--- PROVIDED MATERIAL ---
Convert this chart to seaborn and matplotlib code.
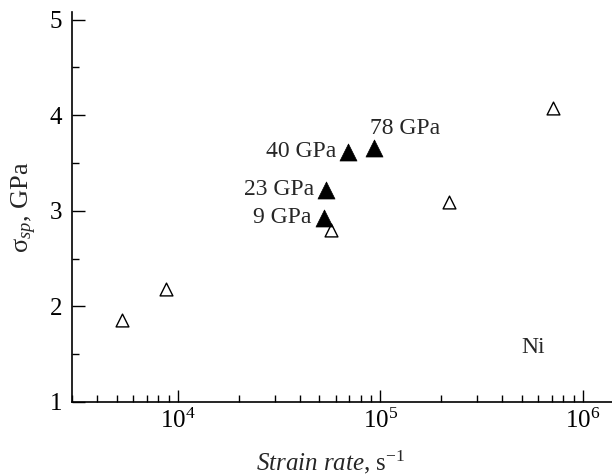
import matplotlib
matplotlib.use("Agg")
import matplotlib.pyplot as plt
import seaborn as sns
import pandas as pd
from matplotlib.ticker import LogLocator, MultipleLocator

# Spall strength of Ni versus strain rate
open_rate = [5300, 8700, 57000, 217000, 714000]
open_sigma = [1.86, 2.18, 2.80, 3.09, 4.08]

filled_rate = [52400, 54000, 69500, 93000]
filled_sigma = [2.93, 3.22, 3.62, 3.66]
filled_labels = ["9 GPa", "23 GPa", "40 GPa", "78 GPa"]

sns.set_theme(style="ticks")
plt.rcParams["font.family"] = ["Liberation Serif", "DejaVu Serif"]
plt.rcParams["mathtext.fontset"] = "custom"
plt.rcParams["mathtext.rm"] = "Liberation Serif"
plt.rcParams["mathtext.it"] = "Liberation Serif:italic"

fig = plt.figure(figsize=(6.12, 4.75), dpi=100)
ax = fig.add_axes([0.1176, 0.1537, 0.8824, 0.821])

df_open = pd.DataFrame({"rate": open_rate, "sigma": open_sigma})
df_filled = pd.DataFrame({"rate": filled_rate, "sigma": filled_sigma, "label": filled_labels})

sns.scatterplot(data=df_open, x="rate", y="sigma", marker="^", s=85,
                facecolor="white", edgecolor="black", linewidth=1.0, ax=ax, zorder=3)
sns.scatterplot(data=df_filled, x="rate", y="sigma", marker="^", s=150,
                color="black", edgecolor="black", linewidth=0.5, ax=ax, zorder=4)

ax.set_xscale("log")
ax.set_xlim(3000, 1.39e6)
ax.set_ylim(1, 5.08)

# point annotations
offsets = {"9 GPa": (-9, 0, "right"), "23 GPa": (-9, 0, "right"),
           "40 GPa": (-9, 0, "right"), "78 GPa": (-3, 14, "left")}
for r, s, lab in zip(filled_rate, filled_sigma, filled_labels):
    dx, dy, ha = offsets[lab]
    ax.annotate(lab, (r, s), xytext=(dx, dy), textcoords="offset points",
                ha=ha, va="center", fontsize=17)

ax.text(4.95e5, 1.57, "Ni", fontsize=17, ha="left", va="center")

ax.set_yticks([1, 2, 3, 4, 5])
ax.yaxis.set_minor_locator(MultipleLocator(0.5))
ax.xaxis.set_major_locator(LogLocator(base=10, numticks=10))
ax.xaxis.set_minor_locator(LogLocator(base=10, subs=range(2, 10), numticks=20))

ax.tick_params(which="major", direction="in", length=9, width=1.0, labelsize=18,
               color="black", labelcolor="black")
ax.tick_params(axis="y", which="major", pad=7)
ax.tick_params(axis="x", which="major", pad=5)
ax.tick_params(which="minor", direction="in", length=5, width=1.0, color="black")

sns.despine(ax=ax)
for sp in ["left", "bottom"]:
    ax.spines[sp].set_linewidth(1.2)
    ax.spines[sp].set_color("black")

ax.set_xlabel(r"$\it{Strain\ rate}$, s$^{-1}$", fontsize=18, labelpad=0)
ax.xaxis.set_label_coords(0.48, -0.12)
ax.set_ylabel(r"σ$_{\it{sp}}$, GPa", fontsize=19, labelpad=8)

fig.savefig("out.png", dpi=100)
---
> **STATED EXERCISE**
Except for the pictures, copy the material above exactly.

> **THE REPLY**
Convert this chart to seaborn and matplotlib code.
import matplotlib
matplotlib.use("Agg")
import matplotlib.pyplot as plt
import seaborn as sns
import pandas as pd
from matplotlib.ticker import LogLocator, MultipleLocator

# Spall strength of Ni versus strain rate
open_rate = [5300, 8700, 57000, 217000, 714000]
open_sigma = [1.86, 2.18, 2.80, 3.09, 4.08]

filled_rate = [52400, 54000, 69500, 93000]
filled_sigma = [2.93, 3.22, 3.62, 3.66]
filled_labels = ["9 GPa", "23 GPa", "40 GPa", "78 GPa"]

sns.set_theme(style="ticks")
plt.rcParams["font.family"] = ["Liberation Serif", "DejaVu Serif"]
plt.rcParams["mathtext.fontset"] = "custom"
plt.rcParams["mathtext.rm"] = "Liberation Serif"
plt.rcParams["mathtext.it"] = "Liberation Serif:italic"

fig = plt.figure(figsize=(6.12, 4.75), dpi=100)
ax = fig.add_axes([0.1176, 0.1537, 0.8824, 0.821])

df_open = pd.DataFrame({"rate": open_rate, "sigma": open_sigma})
df_filled = pd.DataFrame({"rate": filled_rate, "sigma": filled_sigma, "label": filled_labels})

sns.scatterplot(data=df_open, x="rate", y="sigma", marker="^", s=85,
                facecolor="white", edgecolor="black", linewidth=1.0, ax=ax, zorder=3)
sns.scatterplot(data=df_filled, x="rate", y="sigma", marker="^", s=150,
                color="black", edgecolor="black", linewidth=0.5, ax=ax, zorder=4)

ax.set_xscale("log")
ax.set_xlim(3000, 1.39e6)
ax.set_ylim(1, 5.08)

# point annotations
offsets = {"9 GPa": (-9, 0, "right"), "23 GPa": (-9, 0, "right"),
           "40 GPa": (-9, 0, "right"), "78 GPa": (-3, 14, "left")}
for r, s, lab in zip(filled_rate, filled_sigma, filled_labels):
    dx, dy, ha = offsets[lab]
    ax.annotate(lab, (r, s), xytext=(dx, dy), textcoords="offset points",
                ha=ha, va="center", fontsize=17)

ax.text(4.95e5, 1.57, "Ni", fontsize=17, ha="left", va="center")

ax.set_yticks([1, 2, 3, 4, 5])
ax.yaxis.set_minor_locator(MultipleLocator(0.5))
ax.xaxis.set_major_locator(LogLocator(base=10, numticks=10))
ax.xaxis.set_minor_locator(LogLocator(base=10, subs=range(2, 10), numticks=20))

ax.tick_params(which="major", direction="in", length=9, width=1.0, labelsize=18,
               color="black", labelcolor="black")
ax.tick_params(axis="y", which="major", pad=7)
ax.tick_params(axis="x", which="major", pad=5)
ax.tick_params(which="minor", direction="in", length=5, width=1.0, color="black")

sns.despine(ax=ax)
for sp in ["left", "bottom"]:
    ax.spines[sp].set_linewidth(1.2)
    ax.spines[sp].set_color("black")

ax.set_xlabel(r"$\it{Strain\ rate}$, s$^{-1}$", fontsize=18, labelpad=0)
ax.xaxis.set_label_coords(0.48, -0.12)
ax.set_ylabel(r"σ$_{\it{sp}}$, GPa", fontsize=19, labelpad=8)

fig.savefig("out.png", dpi=100)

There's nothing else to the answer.